Consider your purchases/ delay purchases
If you have an earnings increase, in some form or another, the first thing you might consider is upgrading something, such as a car or phone contract. However, don’t jump the gun and only consider if the upgrade is really something that’s worth it. Take at least a few days to think over before taking any big financial decision.
Have a monthly budget
The main key in fighting back against lifestyle creep is in learning how to properly budget and manage your finances. If you are on a fixed salary income, then this should be easier to manage. Set a realistic budget, and stick to it.
If you are a freelancer, and thus your money coming in on a monthly basis is always changing, then it’s harder to set a monthly budget. I am personally in the latter category as I am self employed. What I tend to do is try and live within a budget of my lowest earning months, as this way I’ll save more, and stick to a budget I can actually afford.

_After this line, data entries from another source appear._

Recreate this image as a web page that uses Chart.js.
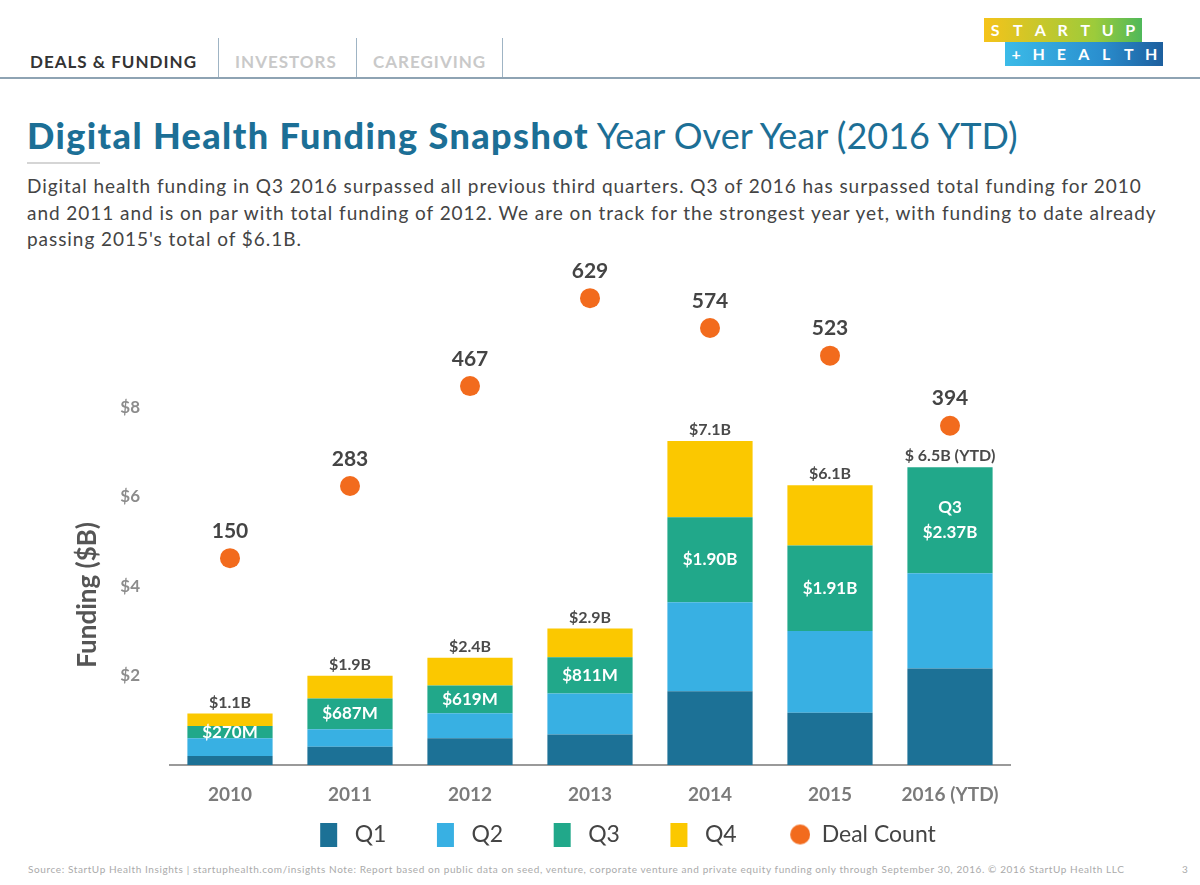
<!DOCTYPE html>
<html>
<head>
<meta charset="utf-8">
<script src="https://cdn.jsdelivr.net/npm/chart.js"></script>
<style>
  html, body { margin: 0; padding: 0; background: #fff; overflow: hidden; }
  body { width: 1200px; height: 885px; position: relative; font-family: Lato, "Open Sans", sans-serif; }
  .tab { position: absolute; top: 51px; font-size: 17px; font-weight: 700; letter-spacing: 1px; }
  .sep { position: absolute; top: 38px; width: 1px; height: 40px; background: #9fb4c4; }
  .rule { position: absolute; left: 0; top: 77px; width: 1200px; height: 2px; background: #8ea3b3; }
  .logo-row { position: absolute; display: flex; height: 24px; }
  .logo-row span { width: 22.5px; text-align: center; color: #fff; font-weight: 700; font-size: 16px; line-height: 24px; }
  h1 { position: absolute; left: 27px; top: 113px; margin: 0; font-size: 36px; color: #1c6f96; font-weight: 400; white-space: nowrap; }
  h1 b { font-weight: 900; letter-spacing: 1.4px; }
  .uline { position: absolute; left: 27px; top: 162px; width: 73px; height: 2px; background: #d5d5d5; }
  .desc { position: absolute; left: 27px; top: 173px; font-size: 19px; line-height: 26.5px; letter-spacing: 0.95px; color: #444; white-space: nowrap; }
  .foot { position: absolute; left: 28px; top: 863px; font-size: 10px; letter-spacing: 0.6px; color: #aaa; white-space: nowrap; }
  canvas { position: absolute; left: 0; top: 230px; }
</style>
</head>
<body>
<div class="tab" style="left:30px;color:#333">DEALS &amp; FUNDING</div>
<div class="sep" style="left:218px"></div>
<div class="tab" style="left:235px;color:#c9c9c9">INVESTORS</div>
<div class="sep" style="left:356px"></div>
<div class="tab" style="left:373px;color:#c9c9c9">CAREGIVING</div>
<div class="sep" style="left:502px"></div>
<div class="rule"></div>
<div class="logo-row" style="left:984px;top:18px;background:linear-gradient(90deg,#f5c31a,#9ccb3b 70%,#4fb85a)">
  <span>S</span><span>T</span><span>A</span><span>R</span><span>T</span><span>U</span><span>P</span>
</div>
<div class="logo-row" style="left:1005px;top:42px;background:linear-gradient(90deg,#3bbbe8,#2a8fcf 60%,#1d5f9e)">
  <span>+</span><span>H</span><span>E</span><span>A</span><span>L</span><span>T</span><span>H</span>
</div>
<h1><b>Digital Health Funding Snapshot</b> Year Over Year (2016 YTD)</h1>
<div class="uline"></div>
<div class="desc">Digital health funding in Q3 2016 surpassed all previous third quarters. Q3 of 2016 has surpassed total funding for 2010<br>and 2011 and is on par with total funding of 2012. We are on track for the strongest year yet, with funding to date already<br>passing 2015's total of $6.1B.</div>
<div class="foot">Source: StartUp Health Insights | startuphealth.com/insights Note: Report based on public data on seed, venture, corporate venture and private equity funding only through September 30, 2016. © 2016 StartUp Health LLC</div>
<div class="foot" style="left:1182px">3</div>

<canvas id="myChart" width="1200" height="626"></canvas>

<script>
  // funding by quarter, $B
  var years = ['2010', '2011', '2012', '2013', '2014', '2015', '2016 (YTD)'];
  var q1 = [0.20, 0.41, 0.60, 0.68, 1.65, 1.17, 2.16];
  var q2 = [0.40, 0.39, 0.56, 0.92, 1.99, 1.83, 2.13];
  var q3 = [0.27, 0.687, 0.619, 0.811, 1.90, 1.91, 2.37];
  var q4 = [0.28, 0.51, 0.62, 0.64, 1.71, 1.35, 0];
  var dealCount = [150, 283, 467, 629, 574, 523, 394];
  var totalLabels = ['$1.1B', '$1.9B', '$2.4B', '$2.9B', '$7.1B', '$6.1B', '$ 6.5B (YTD)'];
  var q3Labels = ['$270M', '$687M', '$619M', '$811M', '$1.90B', '$1.91B', 'Q3\n$2.37B'];

  var colors = ['#1c7196', '#38b0e3', '#21a88a', '#fbc800'];
  var dotColor = '#f26b1d';

  // legend markers: tall boxes for quarters, a dot for deals
  function legendMark(color, round) {
    var c = document.createElement('canvas');
    c.width = 29; c.height = 24;
    var g = c.getContext('2d');
    g.fillStyle = color;
    if (round) {
      g.beginPath(); g.arc(19, 12, 10, 0, Math.PI * 2); g.fill();
    } else {
      g.fillRect(6, 0, 17, 24);
    }
    return c;
  }

  var labelPlugin = {
    id: 'barLabels',
    afterDatasetsDraw: function (chart) {
      var ctx = chart.ctx;
      var barMetas = [0, 1, 2, 3].map(function (i) { return chart.getDatasetMeta(i); });
      var dots = chart.getDatasetMeta(4);
      ctx.save();
      ctx.textAlign = 'center';
      ctx.textBaseline = 'middle';
      years.forEach(function (y, i) {
        var top = Infinity, x = 0;
        barMetas.forEach(function (m, d) {
          if (chart.data.datasets[d].data[i]) {
            top = Math.min(top, m.data[i].y);
            x = m.data[i].x;
          }
        });
        ctx.font = 'bold 16px Lato';
        ctx.fillStyle = '#4a4a4a';
        ctx.fillText(totalLabels[i], x, top - 11);

        var el = barMetas[2].data[i];
        var cy = (el.y + el.base) / 2;
        var lines = q3Labels[i].split('\n');
        ctx.font = 'bold 17px Lato';
        ctx.fillStyle = '#ffffff';
        lines.forEach(function (t, k) {
          ctx.fillText(t, el.x, cy + (k - (lines.length - 1) / 2) * 25);
        });

        var p = dots.data[i];
        ctx.font = 'bold 21px Lato';
        ctx.fillStyle = '#444';
        ctx.fillText(dealCount[i], p.x, p.y - 27);
      });
      ctx.restore();
    }
  };

  var ctx = document.getElementById('myChart').getContext('2d');
  var myChart = new Chart(ctx, {
    type: 'bar',
    data: {
      labels: years,
      datasets: [
        { label: 'Q1', data: q1, backgroundColor: colors[0], yAxisID: 'y' },
        { label: 'Q2', data: q2, backgroundColor: colors[1], yAxisID: 'y' },
        { label: 'Q3', data: q3, backgroundColor: colors[2], yAxisID: 'y' },
        { label: 'Q4', data: q4, backgroundColor: colors[3], yAxisID: 'y' },
        {
          type: 'line', label: 'Deal Count', data: dealCount, yAxisID: 'y1',
          showLine: false, pointRadius: 10, pointHoverRadius: 10,
          backgroundColor: dotColor, borderColor: dotColor, borderWidth: 0
        }
      ]
    },
    options: {
      responsive: false,
      animation: false,
      layout: { padding: { top: 41, right: 0, left: 50, bottom: 0 } },
      datasets: { bar: { barPercentage: 0.71, categoryPercentage: 1 } },
      scales: {
        x: {
          stacked: true,
          grid: { display: false, drawTicks: false },
          border: { display: true, color: '#9a9a9a', width: 2 },
          ticks: { color: '#7b7b7b', font: { family: 'Lato', size: 19, weight: 'bold' }, padding: 18 },
          afterFit: function (s) { s.height = 48; }
        },
        y: {
          stacked: true,
          min: 0,
          max: 11.05,
          grid: { display: false, drawTicks: false },
          border: { display: false },
          ticks: {
            stepSize: 2,
            padding: 30,
            color: '#8c8c8c',
            font: { family: 'Lato', size: 17, weight: 'bold' },
            callback: function (v) { return (v > 0 && v <= 8) ? '$' + v : ''; }
          },
          title: {
            display: true,
            text: '\u2002\u2002\u2002\u2002\u2002\u2002\u2002 Funding ($B)',
            align: 'start',
            color: '#555',
            padding: { top: 22, bottom: 4 },
            font: { family: 'Lato', size: 26, weight: 'bold' }
          },
          afterFit: function (s) { s.width = 120; }
        },
        y1: {
          position: 'right',
          min: -231,
          max: 679,
          grid: { display: false, drawTicks: false },
          border: { display: false },
          ticks: { display: false },
          afterFit: function (s) { s.width = 190; }
        }
      },
      plugins: {
        tooltip: { enabled: false },
        legend: {
          position: 'bottom',
          labels: {
            usePointStyle: true,
            pointStyleWidth: 29,
            boxHeight: 14,
            padding: 10,
            color: '#444',
            font: { family: 'Lato', size: 23 },
            generateLabels: function (chart) {
              return chart.data.datasets.map(function (ds, i) {
                var last = i === chart.data.datasets.length - 1;
                return {
                  text: last ? ds.label : ds.label + '\u2002\u2002\u2002',
                  fillStyle: i < 4 ? colors[i] : dotColor,
                  strokeStyle: i < 4 ? colors[i] : dotColor,
                  lineWidth: 0,
                  pointStyle: legendMark(i < 4 ? colors[i] : dotColor, last),
                  datasetIndex: i,
                  fontColor: '#444'
                };
              });
            }
          }
        }
      }
    },
    plugins: [labelPlugin]
  });
</script>
</body>
</html>
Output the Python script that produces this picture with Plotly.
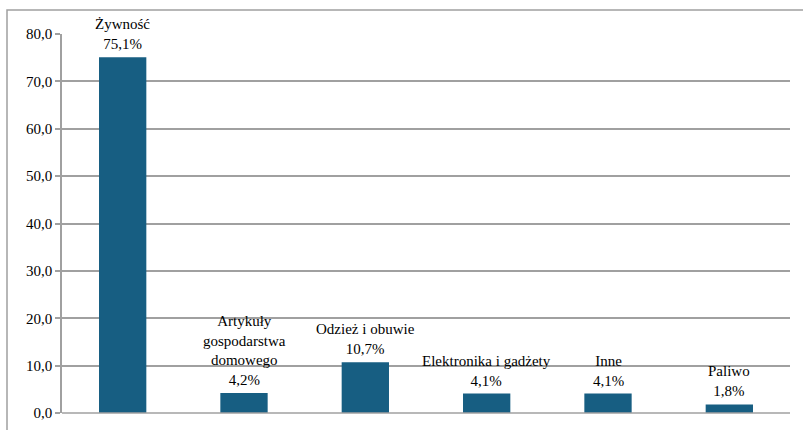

Reduce non necessary expenses
In the days of the online world, it’s easy to start accumulating subscriptions to things we don’t really need/ want/ use. Go through all of your monthly direct debit payments and weed out things like subscriptions to services you don’t ever use or need.
Set long(er) term goals
Think about what you want financially. Do you ideally want six months of expenses in savings? Would you like to increase your retirement fund? Do you have a big expense event (vacation/ wedding/ etc) coming up in the next few years? If so, work out how much it will cost and start to set aside an appropriate amount of money each month so that you can reach those longer term goals.
Set up automatic payments
Though with living in our day and age comes with many temptations (such as being able to buy almost anything with the tap of a button), there are some benefits when it comes to building up savings accounts.
For example, most banks will allow you to set up automatic payments each month. Therefore, when your salary comes in, a part of it can be transferred into a savings account, without you having to do anything at all.